Josh, meanwhile, who was still more than $50,000 in debt, continued to do “admissions advising” for Westwood College. On a normal day, he’d make 150 calls to prospective students who had made the grave mistake of typing their phone number into some online questionnaire, hoping to receive information about college options. Within days, that phone number would be sent out to a handful of for-profit colleges whose admissions representatives—like Josh—would call every day for the next couple of weeks.

On his commute to work, Josh would often be brought to a halt by the rush hour traffic. He’d glance at the Rocky Mountains to the west, remembering how he’d just been in the Brooks Range climbing mountains and living some semblance of a free life a year before. Once inside his building, he sat on a swiveled chair in a cubicle, wearing a headset in front of a computer, which was faced toward the aisle so his superiors could make sure he was working.

Westwood reps were taught about a variety of the school’s programs, the career center, and the supposed value of the education, but a few crucial details were left out. The reps, for instance, knew little about the graduation rate or about how many graduates were getting jobs in their academic fields. The reps were, however, given a thorough education in sales. They were trained in the “the seven-step sales process,” the “cookie close,” the “sandwich technique,” and the “takeaway”: emotional mind games, as Josh described them, that he was supposed to use on the students he’d talk to. It was his job to get as many kids to sign up as possible.

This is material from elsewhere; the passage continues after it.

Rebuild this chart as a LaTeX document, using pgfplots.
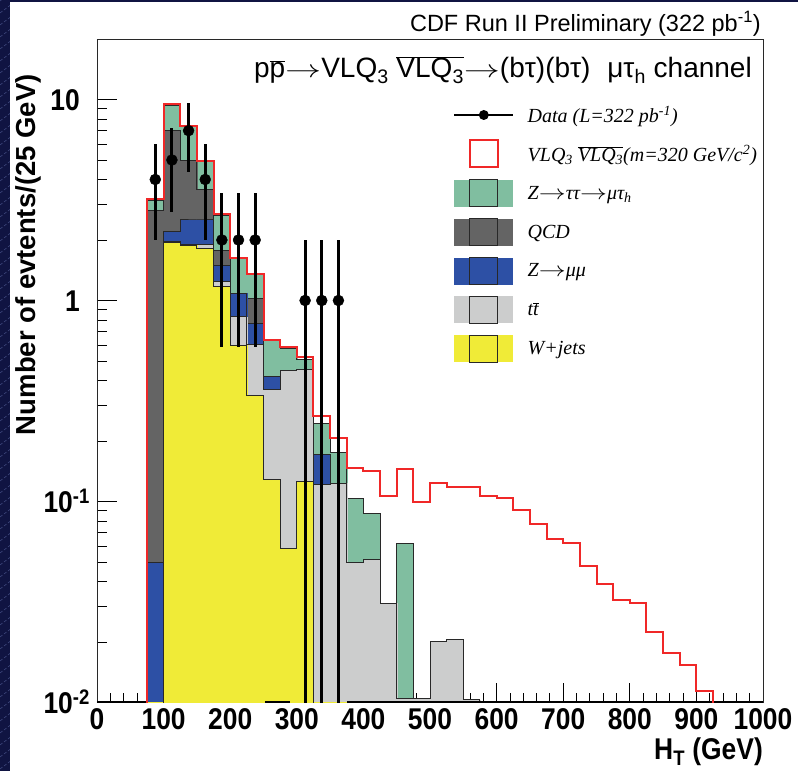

The most successful admissions reps would get huge bonuses, paid time off, and even trips to Cancun. It began to dawn on Josh that something wasn’t quite right with the place when, at an office party, a Best Liar award was given by an assistant director to a rep who was notorious for using the most ruthless methods to persuade kids to enroll. The office smiled and laughed and clapped for the winner.

He tried to do his job as ethically as possible, but because he wasn’t signing up enough students, he’d been put on probation, kicked off his sales team, and warned that he might lose his job. Because of his debt obligations, he had to begin to think about himself. Now, when he pitched the school to students, he avoided telling certain details. He began pushing the right emotional “pressure points.” His supervisor, impressed, told Josh that he was beginning to meet his potential.

Josh could have given Westwood a black eye if he went public with what he knew, but he felt powerless. He needed the job.
He couldn’t go back to being unemployed. This was, after all, the first time he was paying off his debt at a reasonable pace. Josh thought about quitting and issuing some sort of Jerry Maguire–like mission statement to all his coworkers to redeem his soul and undermine Westwood, but the debt was getting the best of him.

I could see that Josh was “becoming” his job. The job was making him into a tool, a machine, a piece of equipment. He convinced young kids to go to school so that they could be tools and equipment and machines, too. He was a debtor, in the business of putting other students into debt. The job spread over him, like a suburb over wild land.

My job was seasonal. It started in May and ended in October. I spent half of my season in the backcountry and the other half in Coldfoot at the ranger station, where I worked behind the counter greeting visitors, performing backcountry orientations to would-be hikers, and occasionally giving a slideshow presentation on “Literature of the Arctic.”